Kılıçdaroğlu, şöyle konuştu; "Hangi CHP Genel Başkanı Deniz Gezmiş'in mezarını ziyaret etti. Üç fidana sahip çıktım ben. onların mezarına gidip karanfil koydum. Bizim devrimciliğimiz kağıttan devrimcilik değil. Bizim devrimciliğimiz yürek ister, yürek..." Kılıçdaroğlu, "sağa kaydı" eleştirilerine karşılık, "Baskıcı devlet karşı çıktım, her zaman karşı çıkacağım. Vatandaşın hesap soran değil, vatandaşına hesap veren devleti savunduk biz. Bu mu sağcılık'" dedi. Kılıçdaroğlu, "sağa kaydı" eleştirilerine karşılık, iş güvenliğine sahip çıktıklarını, Van'daki depremzedelerle destek olduklarını, taşeronlaşmaya karşı çıktığını, emekliliklerin haklarını savunduğu anlattı. Kılıçdaroğlu, "Bütün bunları yapınca, ben sağa mı kaydım'" dedi.
KÜRTLERE "KÜRT" DEMEDEN ÖZEL MESAJ Kılıçdaroğlu'nun konuşmasında Kürtlere, hiç "Kürt" kelimesini kullanmadan özel mesajlar vardı. CHP'nin "yerel yönetimler şartını mutlaka getireceğini" söyleyen Kılıçdaroğlu'nun, Güneydoğu'da KCK davasından dolayı tutuklanan, kelepçelenerek fotoğraflanan BDP'li belediye başkanlarından özellikle bahsetti.
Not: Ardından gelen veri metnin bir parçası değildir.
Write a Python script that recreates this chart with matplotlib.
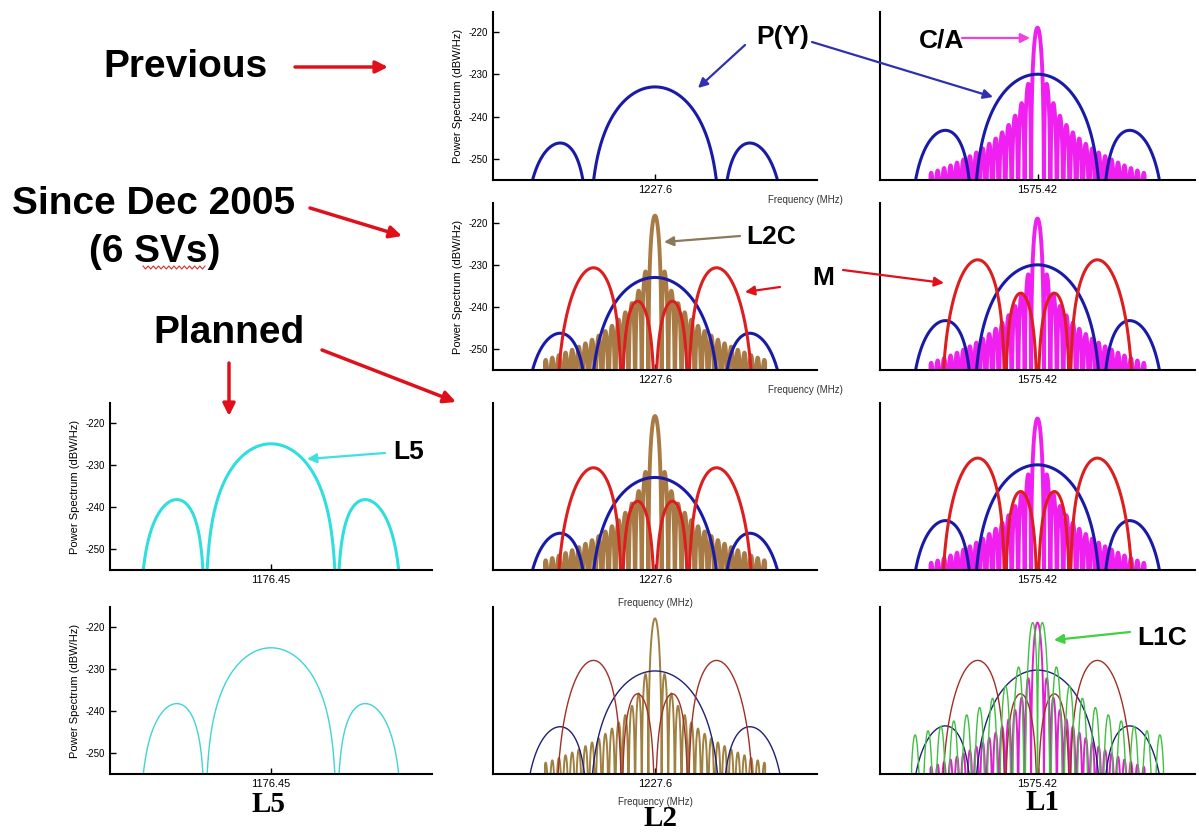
import numpy as np
import matplotlib
matplotlib.use("Agg")
import matplotlib.pyplot as plt

plt.rcParams['font.family'] = ['Liberation Sans', 'DejaVu Sans']

# signal definitions (modulation, chip rate, subcarrier, plotted bandwidth)
SIG_NAMES = ["P(Y)", "C/A", "L2C", "M", "L1C", "L5"]
SIG_MOD = ["BPSK", "BPSK", "BPSK", "BOC", "BOC", "BPSK"]
SIG_CHIP_MHZ = [10.23, 1.023, 1.023, 5.115, 1.023, 10.23]
SIG_SUB_MHZ = [0.0, 0.0, 0.0, 10.23, 1.023, 0.0]
SIG_HALF_BW_MHZ = [20.46, 17.0, 17.0, 15.4, 20.0, 20.46]

BANDS = ["L5", "L2", "L1"]
BAND_CENTER = [1176.45, 1227.6, 1575.42]

# peak levels (dBW/Hz) per row: Previous, Since Dec 2005, Planned, Planned (bottom)
L5_PEAK = [None, None, -225.0, -225.0]
L2_PY_PEAK = [-233.0, -233.0, -233.0, -230.5]
L2_M_PEAK = [None, -230.7, -230.7, -228.0]
L2_L2C_PEAK = [None, -218.3, -218.4, -218.0]
L1_PY_PEAK = [-230.0, -230.0, -230.0, -230.3]
L1_M_PEAK = [None, -228.8, -228.4, -228.0]
L1_CA_PEAK = [-219.0, -219.0, -219.0, -219.0]
L1_L1C_PEAK = [None, None, None, -219.0]

Y_TICKS = [-220, -230, -240, -250]
Y_LIM = (-255, -215.3)
SPAN_MHZ = 25.0

COLORS = {"P(Y)": "#1a1aa8", "C/A": "#f020f0", "L2C": "#a87a45",
          "M": "#dd1e1e", "L1C": "#3cc83c", "L5": "#30dede"}
COLORS_THIN = {"P(Y)": "#202078", "C/A": "#e020d0", "L2C": "#a08040",
               "M": "#a03028", "L1C": "#40c040", "L5": "#40d4d4"}


def spectrum_db(f, name, peak):
    i = SIG_NAMES.index(name)
    fc = SIG_CHIP_MHZ[i]
    if SIG_MOD[i] == "BPSK":
        g = np.sinc(f / fc) ** 2
    else:
        fs = SIG_SUB_MHZ[i]
        g = (np.sin(np.pi * f / fc) * np.tan(np.pi * f / (2 * fs)) / (np.pi * f)) ** 2
    g = g / g.max()
    db = 10 * np.log10(np.maximum(g, 1e-12)) + peak
    db[np.abs(f) > SIG_HALF_BW_MHZ[i]] = -300
    return db


fig = plt.figure(figsize=(11.99, 8.32), dpi=100)
W, H = 1199.0, 832.0

# panel boxes in pixels: left, top, right, bottom
col_x = {"L5": (110, 432), "L2": (493, 817), "L1": (880, 1195)}
row_y = [(12, 180), (203, 370), (403, 570), (607, 774)]

f = np.linspace(-SPAN_MHZ, SPAN_MHZ, 20000)

panels = {
    "L5": [("L5", L5_PEAK)],
    "L2": [("L2C", L2_L2C_PEAK), ("P(Y)", L2_PY_PEAK), ("M", L2_M_PEAK)],
    "L1": [("C/A", L1_CA_PEAK), ("P(Y)", L1_PY_PEAK), ("M", L1_M_PEAK), ("L1C", L1_L1C_PEAK)],
}

for r in range(4):
    for band in BANDS:
        sigs = [(n, p[r]) for n, p in panels[band] if p[r] is not None]
        if not sigs:
            continue
        x0, x1 = col_x[band]
        y0, y1 = row_y[r]
        ax = fig.add_axes([x0 / W, 1 - y1 / H, (x1 - x0) / W, (y1 - y0) / H])
        fc = BAND_CENTER[BANDS.index(band)]
        thin = (r == 3)
        for name, pk in sigs:
            col = COLORS_THIN[name] if thin else COLORS[name]
            lw = 1.0 if thin else 2.2
            if name in ("C/A", "L2C"):
                lw = 1.4 if thin else 2.8
            ax.plot(fc + f, spectrum_db(f, name, pk), color=col, lw=lw)
        ax.set_xlim(fc - SPAN_MHZ, fc + SPAN_MHZ)
        ax.set_ylim(*Y_LIM)
        ax.spines['top'].set_visible(False)
        ax.spines['right'].set_visible(False)
        ax.spines['left'].set_linewidth(1.5)
        ax.spines['bottom'].set_linewidth(1.5)
        ax.set_xticks([fc])
        ax.set_xticklabels([f"{fc:g}"], fontsize=8)
        ax.tick_params(axis='both', direction='in', length=4, width=1)
        show_y = (band == "L2" and r < 2) or band == "L5"
        if show_y:
            ax.set_yticks(Y_TICKS)
            ax.set_yticklabels([str(t) for t in Y_TICKS], fontsize=7)
            ax.set_ylabel("Power Spectrum (dBW/Hz)", fontsize=8, labelpad=4)
        else:
            ax.set_yticks([])
        ax.patch.set_alpha(0)

# overlay for annotations in pixel coordinates
ov = fig.add_axes([0, 0, 1, 1])
ov.set_xlim(0, W)
ov.set_ylim(H, 0)
ov.axis('off')
ov.patch.set_alpha(0)


def arrow(p0, p1, color, lw=2.0, ms=14):
    ov.annotate('', xy=p1, xytext=p0,
                arrowprops=dict(arrowstyle='-|>', color=color, lw=lw,
                                mutation_scale=ms, shrinkA=0, shrinkB=0))


big = dict(fontsize=28, fontweight='bold', ha='center', va='center')
ov.text(185, 67, "Previous", **big)
ov.text(154, 204, "Since Dec 2005", **big)
ov.text(155, 252, "(6 SVs)", **big)
ov.text(229, 333, "Planned", **big)
zx = np.linspace(143, 205, 25)
zy = np.where(np.arange(25) % 2 == 0, 266, 269)
ov.plot(zx, zy, color="#d03030", lw=0.8)

red = "#e0101a"
arrow((295, 67), (388, 67), red, 2.5, 18)
arrow((310, 208), (402, 236), red, 2.5, 18)
arrow((322, 350), (456, 402), red, 2.5, 18)
arrow((229, 363), (229, 416), red, 2.5, 18)

lab = dict(fontsize=19, fontweight='bold', ha='center', va='center')
ov.text(783, 37, "P(Y)", **lab)
arrow((745, 45), (698, 88), "#3030b0", 1.6)
arrow((812, 42), (993, 97), "#3030b0", 1.6)
ov.text(942, 40, "C/A", **lab)
arrow((962, 38), (1030, 38), "#f040e0", 1.6)
ov.text(771, 237, "L2C", **lab)
arrow((740, 236), (664, 242), "#8b7a5a", 1.6)
ov.text(823, 278, "M", **lab)
arrow((780, 287), (745, 292), red, 1.6)
arrow((843, 270), (944, 283), red, 1.6)
ov.text(409, 452, "L5", **lab)
arrow((385, 453), (307, 459), "#40e0e0", 1.6)
ov.text(1162, 638, "L1C", **lab)
arrow((1130, 632), (1054, 640), "#40d040", 1.6)

fq = dict(fontsize=7, ha='center', va='center', color="#333333")
ov.text(805, 200, "Frequency (MHz)", **fq)
ov.text(805, 390, "Frequency (MHz)", **fq)
ov.text(655, 603, "Frequency (MHz)", **fq)
ov.text(655, 802, "Frequency (MHz)", **fq)

bot = dict(fontsize=21, fontweight='bold', ha='center', va='center',
           family=['Liberation Serif', 'DejaVu Serif'])
ov.text(268, 804, "L5", **bot)
ov.text(660, 819, "L2", **bot)
ov.text(1042, 802, "L1", **bot)

fig.savefig("out.png", dpi=100)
Kılıçdaroğlu, "Ben sağ sol ayrımı yapmıyorum. Sağcı, solcuyu değil, tüm insanları seviyorum." dedi.
Kılıçdaroğlu konuşmasında inanç özgürlüğüne de özel vurgu yaparak, "Kimliğe ve inanca sahip çıkmak, sağa kaymak değildir. her kimliğe ve inanca sahip çıkacağız. camide, kilisede, havrada, cemevinde ibadet eden tüm vatandaşlarım. Belediye başkanlarıma talimat verdim; bölgelerindeki tüm ibadet yerlerini tertemiz yapacaklar" dedi.